Pelibatan penyandang disabilitas dalam proses Pemilu juga sangat penting. Setidaknya dalam konsultasi partisipasi dan masukan mereka sangat penting untuk mengetahui sebenar-benarnya kebutuhan dan aspirasi mereka dari sudut pandang mereka sendiri. Sesungguhnya dengan cara-cara demikian maka tindakan-tindakan afirmatif yang disediakan benar-benar merupakan kebutuhan riil yang tidak hanya didasari asumsi semata.

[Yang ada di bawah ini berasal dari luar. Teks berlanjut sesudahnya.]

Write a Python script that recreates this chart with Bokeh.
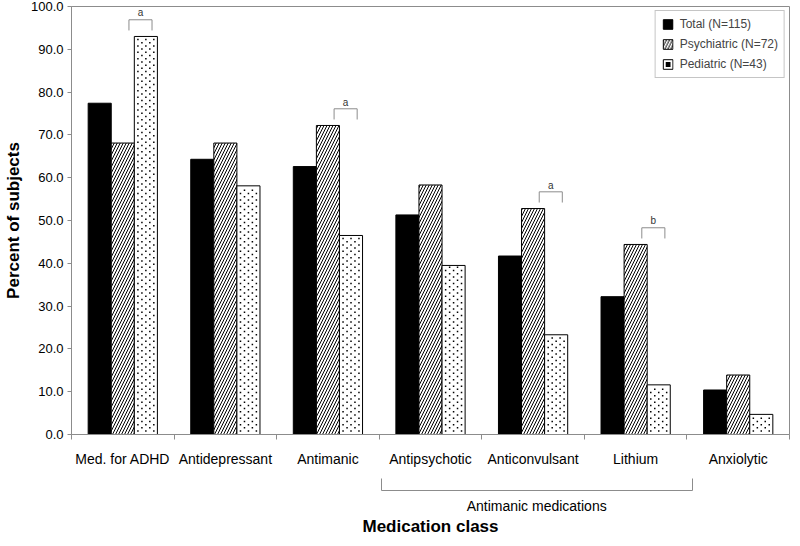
from bokeh.plotting import figure
from bokeh.models import (Range1d, FixedTicker, NumeralTickFormatter, ColumnDataSource,
                          LinearAxis, Legend, LegendItem)
from bokeh.embed import file_html
from bokeh.resources import INLINE
from bokeh.core.properties import value

# ---------------- data ----------------
categories = ["Med. for ADHD", "Antidepressant", "Antimanic", "Antipsychotic",
              "Anticonvulsant", "Lithium", "Anxiolytic"]
total = [77.4, 64.3, 62.6, 51.3, 41.7, 32.2, 10.4]
psychiatric = [68.1, 68.1, 72.2, 58.3, 52.8, 44.4, 13.9]
pediatric = [93.0, 58.1, 46.5, 39.5, 23.3, 11.6, 4.7]
series_labels = ["Total (N=115)", "Psychiatric (N=72)", "Pediatric (N=43)"]
y_ticks = [0, 10, 20, 30, 40, 50, 60, 70, 80, 90, 100]
sig_categories = [0, 2, 4, 5]
sig_letters = ["a", "a", "a", "b"]
group_label = "Antimanic medications"
group_first, group_last = 3, 5
x_title = "Medication class"
y_title = "Percent of subjects"

# ---------------- styling ----------------
FONT = "Liberation Sans"
GRAY = "#8c8c8c"
BAR_W = 0.225
n = len(categories)
centers = [i + 0.5 for i in range(n)]

p = figure(width=792, height=538, x_range=Range1d(0, n), y_range=Range1d(0, 100),
           output_backend="svg", toolbar_location=None,
           min_border_left=63, min_border_right=3, min_border_top=6, min_border_bottom=0)
p.xgrid.visible = False
p.ygrid.visible = False
p.outline_line_color = GRAY
p.background_fill_color = "white"

src = ColumnDataSource(dict(
    xt=[c - BAR_W for c in centers],
    xp=centers,
    xd=[c + BAR_W for c in centers],
    total=total, psychiatric=psychiatric, pediatric=pediatric,
))

r_total = p.vbar(x="xt", top="total", width=BAR_W, source=src,
                 fill_color="black", line_color="black", line_width=1)
r_psy = p.vbar(x="xp", top="psychiatric", width=BAR_W, source=src,
               fill_color="white", line_color="black", line_width=1,
               hatch_pattern="/", hatch_color="black", hatch_scale=6, hatch_weight=1)
r_ped = p.vbar(x="xd", top="pediatric", width=BAR_W, source=src,
               fill_color="white", line_color="black", line_width=1)

# dotted fill of the pediatric bars (staggered lattice inside each bar)
DY = 0.75
even_off = [0.035, 0.1125, 0.19]
odd_off = [0.074, 0.151]
dxs, dys = [], []
for i, v in enumerate(pediatric):
    left = centers[i] + BAR_W - BAR_W / 2
    k = 0
    y = 0.8
    while y < v - 0.4:
        for o in (even_off if k % 2 == 0 else odd_off):
            dxs.append(left + o)
            dys.append(y)
        y += DY
        k += 1
r_dots = p.scatter(x=dxs, y=dys, marker="square", size=1.5,
                   fill_color="black", line_color=None)

# significance brackets
bx, by, tx, ty = [], [], [], []
for c in sig_categories:
    x0 = centers[c] + 0.06
    x1 = centers[c] + BAR_W + 0.06
    base = max(psychiatric[c], pediatric[c]) + 1.4
    top = base + 2.5
    bx.append([x0, x0, x1, x1])
    by.append([base, top, top, base])
    tx.append((x0 + x1) / 2)
    ty.append(top + 0.3)
p.multi_line(xs=bx, ys=by, line_color=GRAY, line_width=1)
p.text(x=tx, y=ty, text=sig_letters, text_align="center", text_baseline="bottom",
       text_font=value(FONT), text_font_size="10px", text_color="#333333")

# x axis (categories)
xa = p.xaxis[0]
xa.ticker = FixedTicker(ticks=centers, minor_ticks=list(range(n + 1)))
xa.major_label_overrides = {c: lab for c, lab in zip(centers, categories)}
xa.major_tick_line_color = None
xa.major_tick_in = 0
xa.major_tick_out = 0
xa.minor_tick_in = 0
xa.minor_tick_out = 5
xa.minor_tick_line_color = GRAY
xa.axis_line_color = GRAY
xa.major_label_standoff = 11
xa.major_label_text_font = FONT
xa.major_label_text_font_size = "14px"
xa.major_label_text_color = "black"
xa.axis_label = " "
xa.axis_label_text_font_size = "2px"
xa.axis_label_standoff = 16

# group bracket axis
gx0 = group_first + 0.02
gx1 = group_last + 1 + 0.05
gmid = (gx0 + gx1) / 2
ga = LinearAxis(bounds=(gx0 - 0.001, gx1 + 0.001),
                ticker=FixedTicker(ticks=[gmid], minor_ticks=[gx0, gx1]))
ga.major_label_overrides = {gmid: group_label}
ga.major_tick_line_color = None
ga.major_tick_in = 0
ga.major_tick_out = 0
ga.minor_tick_in = 12
ga.minor_tick_out = 0
ga.minor_tick_line_color = GRAY
ga.axis_line_color = GRAY
ga.major_label_standoff = 7
ga.major_label_text_font = FONT
ga.major_label_text_font_size = "14px"
ga.major_label_text_color = "black"
ga.axis_label = x_title
ga.axis_label_text_font = FONT
ga.axis_label_text_font_style = "bold"
ga.axis_label_text_font_size = "17px"
ga.axis_label_text_color = "black"
ga.axis_label_standoff = 0
p.add_layout(ga, "below")

# y axis
ya = p.yaxis[0]
ya.ticker = FixedTicker(ticks=y_ticks, minor_ticks=[])
ya.formatter = NumeralTickFormatter(format="0.0")
ya.major_tick_in = 0
ya.major_tick_out = 4
ya.major_tick_line_color = GRAY
ya.axis_line_color = GRAY
ya.major_label_standoff = 4
ya.major_label_text_font = FONT
ya.major_label_text_font_size = "13px"
ya.major_label_text_color = "black"
ya.axis_label = y_title
ya.axis_label_text_font = FONT
ya.axis_label_text_font_style = "bold"
ya.axis_label_text_font_size = "17px"
ya.axis_label_text_color = "black"
ya.axis_label_standoff = 5

legend = Legend(items=[LegendItem(label=series_labels[0], renderers=[r_total]),
                       LegendItem(label=series_labels[1], renderers=[r_psy]),
                       LegendItem(label=series_labels[2], renderers=[r_ped, r_dots])],
                location="top_right", border_line_color=GRAY, border_line_width=1,
                background_fill_color="white", background_fill_alpha=1,
                label_text_font=FONT, label_text_font_size="12px",
                glyph_width=12, glyph_height=12, label_height=14, spacing=6,
                padding=6, margin=4, label_standoff=6)
p.add_layout(legend)

open("out.html", "w").write(file_html(p, INLINE))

Pada Pemilu 2019 diketahui ada 35 penyandang disabilitas yang ikut berpartisipasi menjadi calon anggota legislatif. Mereka berasal dari berbagai partai politik. Hal ini bisa menjadi bukti bahwa penyandang disabilitas memiliki peluang untuk ikut berkompetisi dalam Pemilu. Catatan dari solider.id menunjukan bahwa mereka berasal dari berbagai daerah pemilihan yaitu provinsi Aceh 2 orang, Jawa Barat 3 orang, Jawa Tengah 5 orang, Jawa Timur 1 orang, DIY Yogyakarta 3 orang, DKI Jakarta 4 orang, Riau 1 orang, Kalimantan Barat 1 orang, Kalimantan Timur 5 orang, Sulawesi Selatan 4 orang, Sulawesi Barat 3 orang, Nusa Tenggara Timur 1 orang, Papua 1 orang, Papua Barat 1 orang. Hitungan ini belum termasuk yang mencalonkan pada tingkat provinsi maupun kabupaten/kota.
Untuk Pemilu 2024, saat ini belum ada data pasti mengenai jumlah penyandang disabilitas yang ikut mencalonkan diri menjadi legislator. Harapannya, ada semakin banyak yang berani mencalonkan diri, sekaligus juga bisa terpilih. Tentunya juga dengan mempertimbangkan kapasitas caleg yang bersangkutan. Terpilihnya beberapa legislator dari kalangan penyandang disabilitas merupakan peluang semakin banyaknya perspektif inklusif yang muncul dalam proses legislasi ke depan. Tentunya kebutuhan-kebutuhan afirmasi terhadap kelompok penyandang disabilitas ini semakin valid jika disuarakan oleh kalangan yang memang sehari-harinya bergelut dengan hal tersebut.